#### Problem to solve
Print only the lines from the top of the data through the line with "const yTicks = [0,2,4,6,8,10,12,14,16,18,20];", both included, skipping every picture.
━━━ Supplied material ━━━
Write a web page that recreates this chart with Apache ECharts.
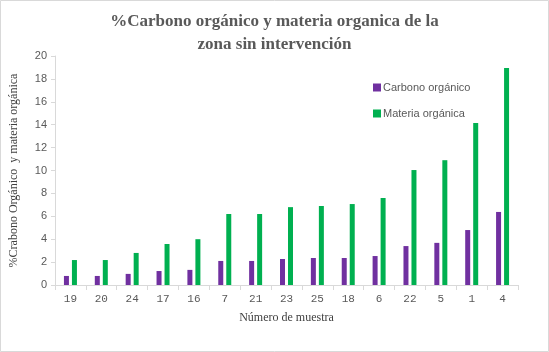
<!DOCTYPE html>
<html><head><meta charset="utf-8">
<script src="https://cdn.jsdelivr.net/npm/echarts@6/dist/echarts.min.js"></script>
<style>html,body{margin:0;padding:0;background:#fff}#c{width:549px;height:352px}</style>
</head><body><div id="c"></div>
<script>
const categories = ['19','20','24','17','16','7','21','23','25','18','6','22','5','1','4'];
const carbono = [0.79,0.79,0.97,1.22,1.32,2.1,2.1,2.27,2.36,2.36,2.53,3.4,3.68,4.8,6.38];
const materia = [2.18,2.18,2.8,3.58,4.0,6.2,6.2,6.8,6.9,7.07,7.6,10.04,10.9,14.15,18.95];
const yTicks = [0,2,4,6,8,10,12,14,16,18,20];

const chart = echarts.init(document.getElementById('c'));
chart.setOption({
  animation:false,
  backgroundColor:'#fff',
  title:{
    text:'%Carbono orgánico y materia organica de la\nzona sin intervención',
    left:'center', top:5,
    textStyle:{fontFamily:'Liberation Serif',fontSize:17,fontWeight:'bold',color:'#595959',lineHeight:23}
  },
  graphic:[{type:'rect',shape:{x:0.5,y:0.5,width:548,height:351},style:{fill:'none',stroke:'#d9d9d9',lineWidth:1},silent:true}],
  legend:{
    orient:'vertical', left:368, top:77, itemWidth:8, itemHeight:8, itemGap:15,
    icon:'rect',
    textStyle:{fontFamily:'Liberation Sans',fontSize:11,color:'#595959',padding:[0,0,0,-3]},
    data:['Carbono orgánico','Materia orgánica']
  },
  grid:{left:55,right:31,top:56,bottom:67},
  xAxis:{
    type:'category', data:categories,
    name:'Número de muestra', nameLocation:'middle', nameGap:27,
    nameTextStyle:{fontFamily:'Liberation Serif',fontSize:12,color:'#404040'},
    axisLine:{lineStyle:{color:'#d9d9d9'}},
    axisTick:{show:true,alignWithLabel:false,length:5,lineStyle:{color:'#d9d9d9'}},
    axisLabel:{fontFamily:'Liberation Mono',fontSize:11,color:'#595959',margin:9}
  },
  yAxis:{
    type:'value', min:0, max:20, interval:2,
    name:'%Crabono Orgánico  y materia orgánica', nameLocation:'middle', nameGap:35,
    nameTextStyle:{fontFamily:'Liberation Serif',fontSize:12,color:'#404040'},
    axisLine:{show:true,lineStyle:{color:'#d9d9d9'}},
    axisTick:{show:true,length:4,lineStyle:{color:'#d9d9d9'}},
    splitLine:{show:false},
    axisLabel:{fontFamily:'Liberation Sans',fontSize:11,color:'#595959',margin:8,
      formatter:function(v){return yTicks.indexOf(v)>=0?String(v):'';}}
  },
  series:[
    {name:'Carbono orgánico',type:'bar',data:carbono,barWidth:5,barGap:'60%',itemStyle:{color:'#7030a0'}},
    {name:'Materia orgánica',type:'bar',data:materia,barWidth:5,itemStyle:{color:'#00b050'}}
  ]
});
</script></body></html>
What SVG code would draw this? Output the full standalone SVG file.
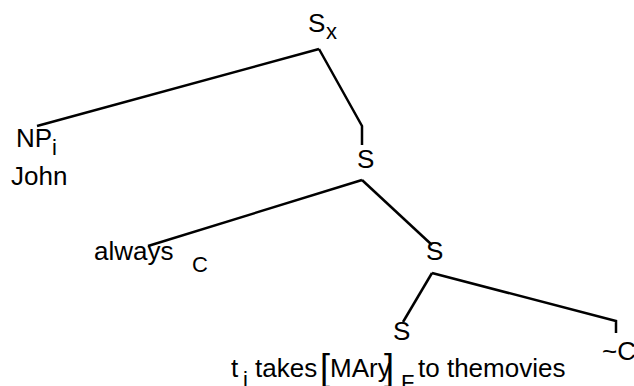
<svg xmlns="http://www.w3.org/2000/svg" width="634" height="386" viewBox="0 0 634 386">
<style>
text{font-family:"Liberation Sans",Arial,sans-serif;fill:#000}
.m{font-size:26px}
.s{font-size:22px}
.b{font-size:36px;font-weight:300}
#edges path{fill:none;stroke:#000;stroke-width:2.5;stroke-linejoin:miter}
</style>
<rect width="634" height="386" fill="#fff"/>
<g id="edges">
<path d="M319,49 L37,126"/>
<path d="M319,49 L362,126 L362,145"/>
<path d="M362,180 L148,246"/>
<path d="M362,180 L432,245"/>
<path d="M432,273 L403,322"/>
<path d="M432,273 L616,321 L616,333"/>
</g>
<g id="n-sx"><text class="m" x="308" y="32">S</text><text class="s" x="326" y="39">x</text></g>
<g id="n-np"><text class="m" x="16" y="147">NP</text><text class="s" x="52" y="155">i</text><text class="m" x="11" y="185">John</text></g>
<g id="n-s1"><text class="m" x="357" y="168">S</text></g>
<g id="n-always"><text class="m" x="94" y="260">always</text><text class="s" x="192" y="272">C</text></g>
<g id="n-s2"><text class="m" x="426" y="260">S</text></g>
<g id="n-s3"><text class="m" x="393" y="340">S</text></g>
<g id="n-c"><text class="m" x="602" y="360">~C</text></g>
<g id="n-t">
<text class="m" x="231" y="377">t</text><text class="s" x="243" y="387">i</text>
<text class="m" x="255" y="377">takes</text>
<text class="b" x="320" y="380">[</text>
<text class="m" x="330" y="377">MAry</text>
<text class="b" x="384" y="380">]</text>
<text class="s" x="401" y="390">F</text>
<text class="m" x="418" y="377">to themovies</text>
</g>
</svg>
━━━
#### Solution to the problem
Write a web page that recreates this chart with Apache ECharts.
<!DOCTYPE html>
<html><head><meta charset="utf-8">
<script src="https://cdn.jsdelivr.net/npm/echarts@6/dist/echarts.min.js"></script>
<style>html,body{margin:0;padding:0;background:#fff}#c{width:549px;height:352px}</style>
</head><body><div id="c"></div>
<script>
const categories = ['19','20','24','17','16','7','21','23','25','18','6','22','5','1','4'];
const carbono = [0.79,0.79,0.97,1.22,1.32,2.1,2.1,2.27,2.36,2.36,2.53,3.4,3.68,4.8,6.38];
const materia = [2.18,2.18,2.8,3.58,4.0,6.2,6.2,6.8,6.9,7.07,7.6,10.04,10.9,14.15,18.95];
const yTicks = [0,2,4,6,8,10,12,14,16,18,20];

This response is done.